Welcome to Lucid Dreaming, the online notebook of Santa Fe writer Gregory Pleshaw. Here we try our level best to celebrate all that is good with the world - and knock over ourselves trying to berate the bad. Life sucks most of the time, but when it doesn't, we'll try to clue you in. Because we love you!

Tuesday, August 02, 2005

Maybe BiSexuals Should Just Keep Quiet

Dear Guthrie:

Well. I just received your forward about the "known bisexuals and other perverts of the celebrity world." Hmmm...It's interesting to think about and consider. However, I must say -

As a publicly out bisexual myself, I know *exactly* why these people are in. There is very little payday in outing yourself. I personally think more people should do it and then there'd be less stigma for the rest of us, but I think it's a hard decision to make, unless you're an opinionated, in-your-face-asshole like me who's willing to take such risks.

Women frequently reject me because I'm a cocksucker - gay men frequently reject me because they don't trust me (and they probably shouldn't.) Straight men are afraid - even friends sorta act weird when I hug them, except for a few. (I grabbed a friend's tit the other night, not at all in a sexual manner (to me) and he looked really afraid. I had to apologize profusely and assure him I didn't want to get into his pants.)

I can't tell you how many times I've been in situations with *BISEXUAL* women who are into me and then I out myself and they freeze. Such fucking bullshit - "bisexuality with women is erotic, with men it's perverted." Whatever.

I just like sex, and I tend to like it in all kinds of weird combos, situations, genders, toys, outfits, etc. I probably like it too much. I've contemplated the possibility that I'm a sex addict and thought about going to SA meetings, but I'd probably just end up fucking everyone there. (Though probably not - you ever been to one? I have. There are some ugly motherfuckers at Sex Addicts Anonymous Meetings - go figure.)

People often ask me - which do you like better?

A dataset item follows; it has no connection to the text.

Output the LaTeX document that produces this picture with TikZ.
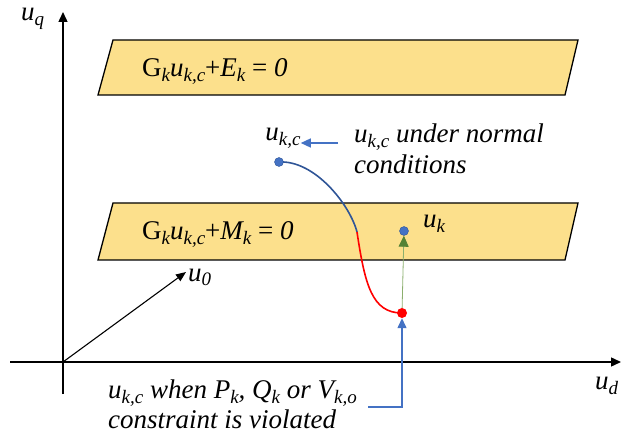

I hate the question because it implies that there are "gradations" of bisexuality, and if I say I like women better, straight people can breathe easier and consider my cocksucking a passing phase, and if I say I like men better, everyone can firmly slip me into the box marked "Closet Case," or "Fence-Sitter." Life is long, bubba, and while the majority of my sex partners have been and continue to be female, I do sometimes imagine myself retired someday living with an old dear male friend, playing canasta and preparing canapes and cocktails for the lesbian couple down the street. Who knows how we'll end up, any of us...

Hollywood has been loaded with Queers since Day One - almost any decent star of note has had rumors circulating about their ability to get down with the same sex. Errol Flynn, Mickey Rooney, Judy Garland, jesus, I don't really have enough space to list people from the Golden Era of Hollywood, when all the taboos were in place, much less now, when Madonna and Britney Spears can still cause a stir by french-kissing on national TV but still not hurt their reputations in any meaningful way.

Sometimes I think I might as well go back in the closet - I know that one of the things that intrigues me most about bisexuality (other than the fact that naked wrasslin' around with other men is kinda HOT) is that it's an ambiguous identification. Neither here nor there. Beyond Cartesian duality. A 3rd World in the best sense of the term.

But lately, it seems like it might be more ambiguous not to tell anyone. To screech obsceneties in my faggy little high-pitched voice, say "Omigod" like a little girl when I'm happy or upset, but also to wear the wrong clothes, live like a slob and tell pussy jokes wherever I go, never telling anyone SHIT about my identification, because they're going to try and make a guess anyway, why help them along when I can just be as ambiguous as the Mona Lisa, her half-smile hiding (according to the Da Vinci Code) the secrets of the Mother Goddess and a whole other world of possibilities?